Online Contracts and Hines v. Overstock.com
It is common knowledge that binding contracts were usually signed by hand before the Internet. The rise of the Internet led to legislature such as the Uniform Electronic Transactions Act to be adopted by a majority of states, and the Electronic Signatures in Global and National Commerce Act federally, both essentially making electronic contracts just as enforceable as written ones (Craig, 2013, p. 71-72). As expected, making contract law apply to an entirely new medium (where both parties usually are not physically present) raised some new questions and issues. Even though the requirements of creating a binding contract stay the same, how would one do this effectively over the Internet? In the context of Hines v. Overstock.com, Overstock.com lost the case due to failing to sufficiently exercise the answer to the question. What Overstock.com could have done, in addition to a brief overview of contract law and what’s required on the Internet will be covered in the following sections of this paper.

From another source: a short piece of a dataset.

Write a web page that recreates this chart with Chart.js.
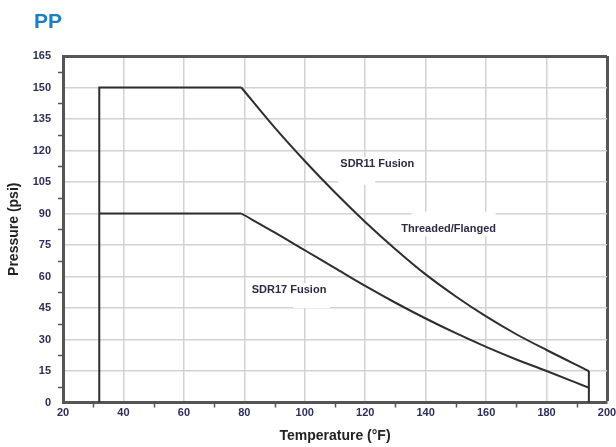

The Internet and Contract Law
The issue of browsewrap agreements was brought up in the case Hines v. Overstock. Craig elaborates that the Plaintiff in the case purchased an item from Overstock.com and subsequently returned it, and was charged a restocking fee (p. 78). Craig continues to explain that the Plaintiff sued, claiming a breach of contract in imposing the fee, and Overstock.com lost the case because the Plaintiff did not have actual notice of the terms and conditions of the sale. In my opinion, Overstock could have easily avoided this by prominently displaying the terms of the sale and return policy when the Plaintiff placed the order. That way, they would have had actual notice of the restocking fee if returned.
As usual, the Internet brings new rules and complications to a facet of law – this time, contract law. By using clickwrap and browsewrap agreement, websites can satisfy the mutual agreement requirement of forming a binding contract online. Attention needs to be paid to using browsewrap agreements correctly, however, as the user needs to have actual notice of the terms for it to be enforceable.